Connaîtriez vous alors des logiciels, autre que iTunes, qui me permettent de supprimer des morceaux de mon disque dur sans que ceux-ci soient effacés de mon iPod lorsque je le reconnecte à mon mac ?
Merci beaucoup pour vos réponses et conseils !

Sylvain


----------



## r e m y (29 Juin 2009)

Je pense qu'il faut cocher "synchro manuelle" pour l'iPOD.

Cela dit, tu ferais mieux de t'acheter un disque dur externe pour y stocker ta musique (ainsi qu'un disque de sauvegarde), car si je comprends bien tu prévois de n'avoir qu'un exemplaire de tes fichiers de musique dont pour certains sur l'iPOD seulement! Or un iPOD ça peut tomber en panne, se faire voler, ... et dans ces cas, adieu la musique!


----------



## twinworld (30 Juin 2009)

+1 
pour l'achat d'un disque dur pour stocker les fichiers. Les stocker même sur 2 disques durs en plus de l'iPod serait le top, si vous ne faîtes pas déjà des sauvegardes TimeMachine. 

Il y a des tas de témoignages et de questions d'utilisateurs qui viennent sur le forum tout désolés parce qu'ils ont perdu leur musique et ne savent pas comment la récupérer.

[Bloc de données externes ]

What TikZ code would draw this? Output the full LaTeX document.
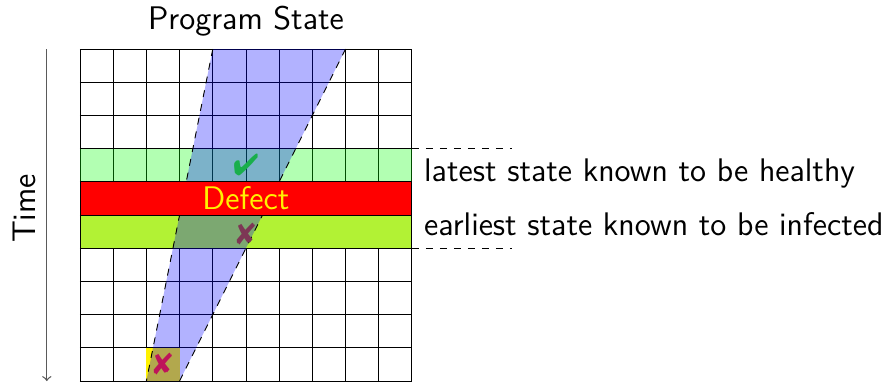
\documentclass[tikz,border=0pt]{standalone}
\usepackage{pifont}
\definecolor{healthy}{RGB}{0,255,0}
\definecolor{infected}{RGB}{178,242,52}
\definecolor{checkgreen}{RGB}{25,175,75}
\definecolor{crossA}{RGB}{190,20,90}
\definecolor{crossB}{RGB}{125,55,85}
\definecolor{timegray}{RGB}{90,90,90}
\begin{document}
\begin{tikzpicture}[x=0.5cm,y=0.5cm,
  every node/.style={font=\sffamily\fontsize{14}{16}\selectfont},
  band/.style={draw=black},
  wedgeedge/.style={dashed},
  guide/.style={dashed},
  mark symbol/.style={inner sep=0pt,font=\fontsize{13}{15}\selectfont}]
\useasboundingbox (-2.41,-10.03) rectangle (24.19,1.478);
% grid
\draw[step=0.5cm] (0,0) grid (10,-10);
% bands
\fill[healthy,opacity=0.3] (0,-3) rectangle (10,-4);
\draw[band,fill=infected] (0,-5) rectangle (10,-6);
\fill[yellow] (2,-9) rectangle (3,-10);
% wedge
\coordinate (wtl) at (4,0);
\coordinate (wtr) at (8,0);
\coordinate (wbl) at (2,-10);
\coordinate (wbr) at (3,-10);
\fill[blue,opacity=0.3] (wtl) -- (wtr) -- (wbr) -- (wbl) -- cycle;
\draw[wedgeedge] (wtl) -- (wbl);
\draw[wedgeedge] (wtr) -- (wbr);
% defect band
\draw[band,fill=red] (0,-4) rectangle (10,-5);
\node[text=yellow,inner sep=0pt] (defect) at (5,-4.48) {Defect};
% marks
\node[mark symbol,text=crossB] (xmid) at (5,-5.56) {\ding{56}};
\node[mark symbol,text=checkgreen] (check) at (5,-3.5) {\ding{52}};
\node[mark symbol,text=crossA] (xbot) at (2.5,-9.5) {\ding{56}};
% guides
\coordinate (g1a) at (10,-3);
\coordinate (g1b) at (13,-3);
\coordinate (g2a) at (10,-6);
\coordinate (g2b) at (13,-6);
\draw[guide] (g1a) -- (g1b);
\draw[guide] (g2a) -- (g2b);
\node[anchor=base west] (lhealthy) at (10.12,-4.0) {latest state known to be healthy};
\node[anchor=base west] (linfected) at (10.12,-5.63) {earliest state known to be infected};
% axes labels
\node[anchor=base] (pstate) at (5,0.58) {Program State};
\coordinate (ttop) at (-1,0);
\coordinate (tbot) at (-1,-10);
\draw[timegray,line width=0.55pt,->] (ttop) -- (tbot);
\node[rotate=90,anchor=base] (time) at (-1.33,-4.8) {Time};
\end{tikzpicture}
\end{document}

Quand on demande pourquoi ils n'ont pas fait de sauvegardes, ils répondent qu'ils ont pas pensé. Là, vous aurez au moins été prévenu 

En plus, passer par une autre application qu'iTunes pour gérer son iPod et sa musique, ça peut aussi être foireux. iTunes fait tout ça très bien.


----------



## BlueVelvet (30 Juin 2009)

> «Je voulais donc savoir s'il est possible de sauvegarder des morceaux sur un iPod et ensuite de les supprimer de la bibliothèque iTunes sans qu'ils ne s'effacent lors de la prochaine synchronisation. De ce que j'ai pu comprendre, ce n'est pas vraiment possible.»



Bien sûr que c'est possible!

En mode de gestion manuelle (genre «mettre à jour manuellement» dans iTunes, qqch comme ça), tu peux très bien avoir des morceaux sur l'iPod non synchronisés sur le Mac/PC. J'en ai plein, placés dans l'iPod via iTunes (de sources CD par exemple), puis éliminés d'iTunes.

Cela dit mes prédecesseurs ont raison: l'iPod comme disque de sauvegarde, c'est assez risqué... A ta place j'achèterai d'abord un petit LaCie ou autre, pour le seul back up, puis j'économiserai et me ferai enfin plaisir avec l'iPod!


----------



## MiRouF (1 Juillet 2009)

Merci beaucoup pour vos réponses !
En effet, je pense qu'un iPod classique et un disque dur externe serait la combinaison parfaite. Maintenent il ne me reste plus qu'à économiser !
Merci encore à vous, et bonne journée !


----------